OSP: Please share how the placebo response and a patient’s personality are interrelated, and how that relationship might impact the quality/accuracy of data captured in research.
ES: The placebo response is a complex phenomenon that has been investigated for decades, with tremendous consequences on drug development. Recent research has demonstrated that the placebo response can account for more than 50% of the measured treatment response across diseases). High placebo response rates – or even high variability in placebo response between clinical trial participants – have caused significant numbers of Phase II and Phase III clinical trial failures.
There have been many studies that establish the relationship between patient personality and placebo response, including research focusing on biological changes in patients’ brains after placebo administration. For example, in pain, agreeableness and neuroticism facets have been associated with the endogenous opioid system activation.
Imaging techniques like fMRI have further demonstrated the connection between psychological factors and biological component of the placebo response. Furthermore, patient expectation for improvement contributes significantly to placebo response, and it has been demonstrated that this may coexist with emotional feeling about treatments.
The placebo response is a significant issue that leads to increased trial enrollment and increased risk of trial failure, thus increasing drug development cost and timeline. While there are several methods that have been used to manage the placebo response (e.g., training clinical sites or patients to improve symptom resorting), these have had a modest impact and, in 2021, the placebo response remains a significant challenge.

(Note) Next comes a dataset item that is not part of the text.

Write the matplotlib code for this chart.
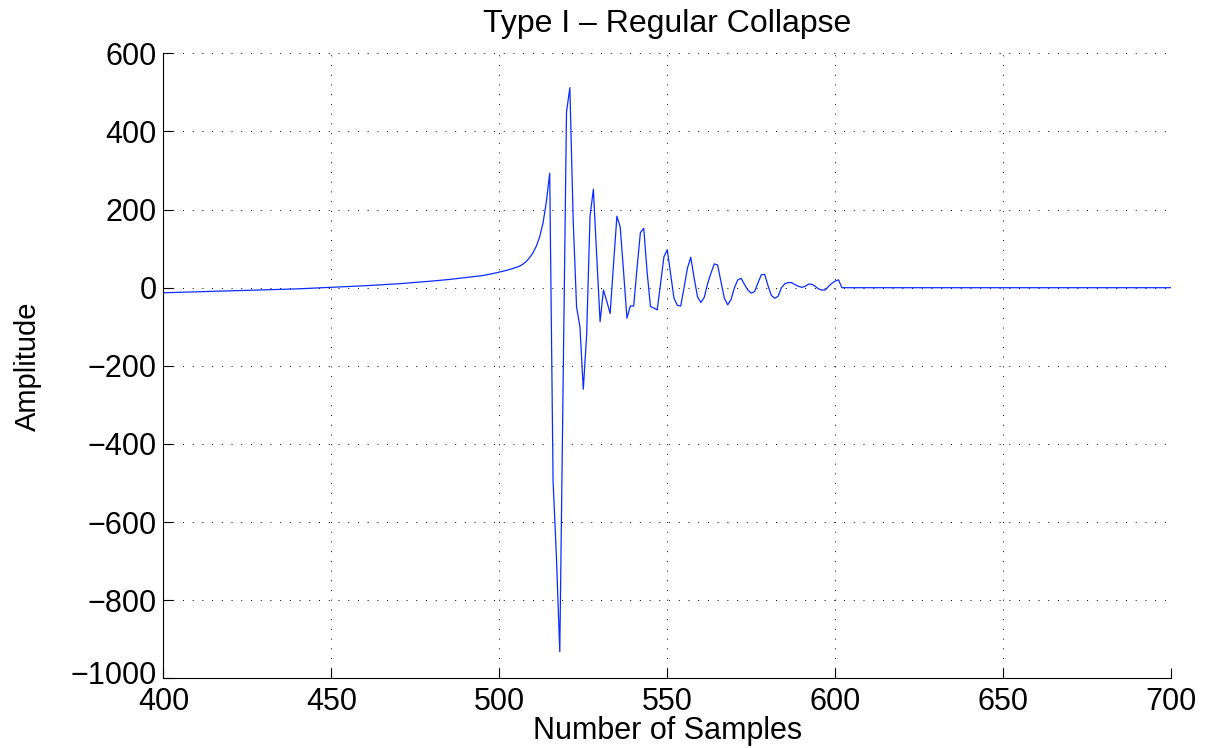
import numpy as np
import matplotlib
matplotlib.use('Agg')
import matplotlib.pyplot as plt
from matplotlib.transforms import ScaledTranslation

# sample index / amplitude
samples = [400, 420, 440, 450, 460, 470, 480, 485, 490, 495, 498, 500, 502,
           504, 506, 507, 508, 509, 510, 511, 512, 513, 514, 515,
           516, 517, 518, 519, 520, 521, 522, 523, 524, 525, 526, 527, 528,
           529, 530, 531, 532, 533, 534, 535, 536, 537, 538, 539, 540, 541,
           542, 543, 544, 545, 546, 547, 548, 549, 550, 551, 552, 553, 554,
           555, 556, 557, 558, 559, 560, 561, 562, 563, 564, 565, 566, 567,
           568, 569, 570, 571, 572, 573, 574, 575, 576, 577, 578, 579, 580,
           581, 582, 583, 584, 585, 586, 587, 588, 589, 590, 591, 592, 593,
           594, 595, 596, 597, 598, 599, 600, 601, 602, 700]
amplitude = [-13, -8, -3, 1, 5, 10, 17, 21, 26, 31, 36, 40, 44,
             49, 55, 60, 67, 77, 89, 106, 130, 165, 220, 293,
             -495, -690, -932, -240, 450, 512, 170, -50, -100, -260, -120, 182, 252,
             80, -87, -6, -35, -66, 60, 183, 155, 40, -78, -47, -47, 50,
             141, 152, 40, -48, -52, -57, 10, 79, 97, 35, -27, -45, -47,
             0, 50, 78, 25, -23, -38, -25, 10, 37, 61, 58, 15, -27,
             -44, -30, 0, 20, 24, 8, -6, -14, -10, 12, 33, 34, 5,
             -20, -27, -22, 0, 10, 13, 13, 8, 4, 1, 3, 9, 9,
             4, -3, -6, -6, 3, 11, 17, 20, 0, 0]

x_ticks = [400, 450, 500, 550, 600, 650, 700]
y_ticks = [-1000, -800, -600, -400, -200, 0, 200, 400, 600]

plt.rcParams['font.family'] = ['Liberation Sans', 'DejaVu Sans']

fig = plt.figure(figsize=(12.11, 7.48), dpi=100)
ax = fig.add_axes([0.135, 0.0932, 0.832, 0.8355])

ax.plot(samples, amplitude, color='#0a2cff', linewidth=0.9)

ax.set_xlim(400, 700)
ax.set_ylim(-1000, 600)
ax.set_xticks(x_ticks)
ax.set_yticks(y_ticks)
ax.grid(True, linestyle=(0, (1, 9)), color='black', linewidth=0.7)

# MATLAB style: box off, ticks pointing in
ax.spines['top'].set_visible(False)
ax.spines['right'].set_visible(False)
ax.tick_params(axis='both', direction='in', length=7, width=0.8,
               labelsize=22, pad=5)
ax.tick_params(axis='x', pad=6)

# nudge the bottom y label up a hair so it doesn't collide with "400"
lowest = ax.get_yticklabels()[0]
lowest.set_transform(lowest.get_transform()
                     + ScaledTranslation(0, 4 / 72, fig.dpi_scale_trans))

ax.set_title('Type I \u2013 Regular Collapse', fontsize=23, pad=15)
ax.set_xlabel('Number of Samples', fontsize=22)
ax.set_ylabel('Amplitude', fontsize=21)
ax.xaxis.set_label_coords(0.5, -0.061)
ax.yaxis.set_label_coords(-0.121, 0.5)

fig.savefig('out.png', dpi=100)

New approaches are sorely needed, and methods that incorporate an understanding of patient psychology offer the best opportunity to better understand and manage this challenge.
OSP: Could you please tell us a bit about Placebell—how it works, and how its use can help researchers get a better handle on patient personality impacts?
ES: Placebell provides drug developers with a proven method to evaluate key components of patient personality and, when combined with a predictive algorithm powered by machine learning, integrate this information into data analyses to increase clinical trial power and reduce the risk of trial failure. The method uses a well-defined tool, the Multi-dimensional Psychological Questionnaire (MPsQ), to quantify patient psychology, expectations, perceptions, and beliefs. These data are used as inputs to a machine learning algorithm that calculates a single score for each patient related to their predicted placebo responsiveness.
When included in statistical analyses, this score reduces data variability related to the inherent differences between clinical trial patients, increases clinical trial power, improves p-value, and improves clinical trial success rates – all with no operational or mathematical risk and with a defined regulatory path with the US Food and Drug Administration (FDA) and European Medicines Agency (EMA).
OSP: Anything to add?
ES: Placebell represents a major step forward as it offers, for the first time, drug developers and KOLs an easy, no-risk way to integrate an understanding of patient psychology into data analysis from small to large, multi-center, industry-sponsored, and academic clinical trials – but it truly is only the beginning. Placebell provides proof-of-principle that patient personality and surrounding environmental influences can be measured with adequate sensitivity and robustness and used effectively when analyzing data to improve clinical trial assay sensitivity.
The ability to reduce the “noise” in the data that arises from the patient-to-patient differences in placebo response allows better discrimination of the efficacy signal. This approach is now being applied to address other critical sources of noise to further improve the evaluation of safety and efficacy in clinical trials.